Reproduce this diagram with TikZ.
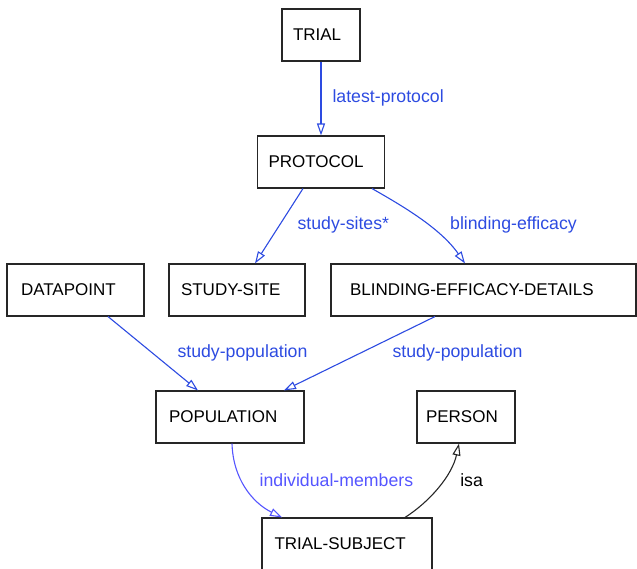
\documentclass[tikz,border=0pt]{standalone}
\usepackage{fontspec}
\setmainfont{Liberation Sans}
\usetikzlibrary{positioning,arrows.meta}
\definecolor{linkblue}{RGB}{45,75,225}
\definecolor{memberblue}{RGB}{85,85,255}

\begin{document}
\begin{tikzpicture}[x=1pt,y=-1pt]
	\tikzstyle{entity}=[rectangle, draw=black!85, line width=1.1pt, fill=white, align=left,
	minimum height=52pt, font=\fontsize{17}{20}\selectfont, text=black]
	\tikzstyle{link}=[linkblue, line width=1.1pt, -{Triangle[open,length=12pt,width=8pt]}]
	\tikzstyle{tag}=[font=\fontsize{17.7}{20}\selectfont, text=linkblue, anchor=west, inner sep=0pt]
	\useasboundingbox (0,0) rectangle (637,569);
	\node (Trial) [entity, inner xsep=11pt, text width=56pt] at (321,35) {TRIAL};
	\node (Protocol) [entity, inner xsep=11pt, text width=105pt] at (321,162) {PROTOCOL};
	\node (Datapoint) [entity, inner xsep=14pt, text width=109pt] at (75.5,290) {DATAPOINT};
	\node (StudySite) [entity, inner xsep=12pt, text width=112pt] at (237,290) {STUDY-SITE};
	\node (Blinding) [entity, inner xsep=19pt, text width=267pt] at (483.5,290) {BLINDING-EFFICACY-DETAILS};
	\node (Population) [entity, inner xsep=13pt, text width=122pt] at (230,417) {POPULATION};
	\node (Person) [entity, inner xsep=9pt, text width=80pt] at (466,417) {PERSON};
	\node (TrialSubject) [entity, inner xsep=12.5pt, text width=145pt] at (347,544) {TRIAL-SUBJECT};
	
	\draw[link] (Trial.south) -- node[tag, pos=0.49, xshift=11pt] {latest-protocol} (Protocol.north);
	\draw[link] ([xshift=-18pt]Protocol.south) -- node[tag, pos=0.487, xshift=17.4pt] {study-sites*} ([xshift=18pt]StudySite.north);
	\draw[link] ([xshift=51pt]Protocol.south) .. controls +(28,16) and +(-25,-36) .. node[tag, pos=0.5, xshift=30pt, yshift=-6.5pt] {blinding-efficacy} ([xshift=-18.5pt]Blinding.north);
	\draw[link] ([xshift=32.5pt]Datapoint.south) -- node[tag, pos=0.493, xshift=24.6pt] {study-population} ([xshift=-32pt]Population.north);
	\draw[link] ([xshift=-48.5pt]Blinding.south) -- node[tag, pos=0.493, xshift=31.5pt] {study-population} ([xshift=54pt]Population.north);
	\draw[link, memberblue] ([xshift=2pt]Population.south) .. controls +(1,35) and +(-30,-15) .. node[tag, text=memberblue, pos=0.5, xshift=13pt, yshift=8pt] {individual-members} ([xshift=-65pt]TrialSubject.north);
	\draw[link, black!85] ([xshift=58pt]TrialSubject.north) .. controls +(25,-16) and +(-7,32) .. node[tag, text=black, pos=0.5, xshift=21pt, yshift=6.5pt] {isa} ([xshift=-7pt]Person.south);
\end{tikzpicture}
\end{document}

**Direction:** Copy the listing over exactly, skipping the pictures it holds.

**Answer to the task:**
Reproduce this diagram with TikZ.
\documentclass[tikz,border=0pt]{standalone}
\usepackage{fontspec}
\setmainfont{Liberation Sans}
\usetikzlibrary{positioning,arrows.meta}
\definecolor{linkblue}{RGB}{45,75,225}
\definecolor{memberblue}{RGB}{85,85,255}

\begin{document}
\begin{tikzpicture}[x=1pt,y=-1pt]
	\tikzstyle{entity}=[rectangle, draw=black!85, line width=1.1pt, fill=white, align=left,
	minimum height=52pt, font=\fontsize{17}{20}\selectfont, text=black]
	\tikzstyle{link}=[linkblue, line width=1.1pt, -{Triangle[open,length=12pt,width=8pt]}]
	\tikzstyle{tag}=[font=\fontsize{17.7}{20}\selectfont, text=linkblue, anchor=west, inner sep=0pt]
	\useasboundingbox (0,0) rectangle (637,569);
	\node (Trial) [entity, inner xsep=11pt, text width=56pt] at (321,35) {TRIAL};
	\node (Protocol) [entity, inner xsep=11pt, text width=105pt] at (321,162) {PROTOCOL};
	\node (Datapoint) [entity, inner xsep=14pt, text width=109pt] at (75.5,290) {DATAPOINT};
	\node (StudySite) [entity, inner xsep=12pt, text width=112pt] at (237,290) {STUDY-SITE};
	\node (Blinding) [entity, inner xsep=19pt, text width=267pt] at (483.5,290) {BLINDING-EFFICACY-DETAILS};
	\node (Population) [entity, inner xsep=13pt, text width=122pt] at (230,417) {POPULATION};
	\node (Person) [entity, inner xsep=9pt, text width=80pt] at (466,417) {PERSON};
	\node (TrialSubject) [entity, inner xsep=12.5pt, text width=145pt] at (347,544) {TRIAL-SUBJECT};
	
	\draw[link] (Trial.south) -- node[tag, pos=0.49, xshift=11pt] {latest-protocol} (Protocol.north);
	\draw[link] ([xshift=-18pt]Protocol.south) -- node[tag, pos=0.487, xshift=17.4pt] {study-sites*} ([xshift=18pt]StudySite.north);
	\draw[link] ([xshift=51pt]Protocol.south) .. controls +(28,16) and +(-25,-36) .. node[tag, pos=0.5, xshift=30pt, yshift=-6.5pt] {blinding-efficacy} ([xshift=-18.5pt]Blinding.north);
	\draw[link] ([xshift=32.5pt]Datapoint.south) -- node[tag, pos=0.493, xshift=24.6pt] {study-population} ([xshift=-32pt]Population.north);
	\draw[link] ([xshift=-48.5pt]Blinding.south) -- node[tag, pos=0.493, xshift=31.5pt] {study-population} ([xshift=54pt]Population.north);
	\draw[link, memberblue] ([xshift=2pt]Population.south) .. controls +(1,35) and +(-30,-15) .. node[tag, text=memberblue, pos=0.5, xshift=13pt, yshift=8pt] {individual-members} ([xshift=-65pt]TrialSubject.north);
	\draw[link, black!85] ([xshift=58pt]TrialSubject.north) .. controls +(25,-16) and +(-7,32) .. node[tag, text=black, pos=0.5, xshift=21pt, yshift=6.5pt] {isa} ([xshift=-7pt]Person.south);
\end{tikzpicture}
\end{document}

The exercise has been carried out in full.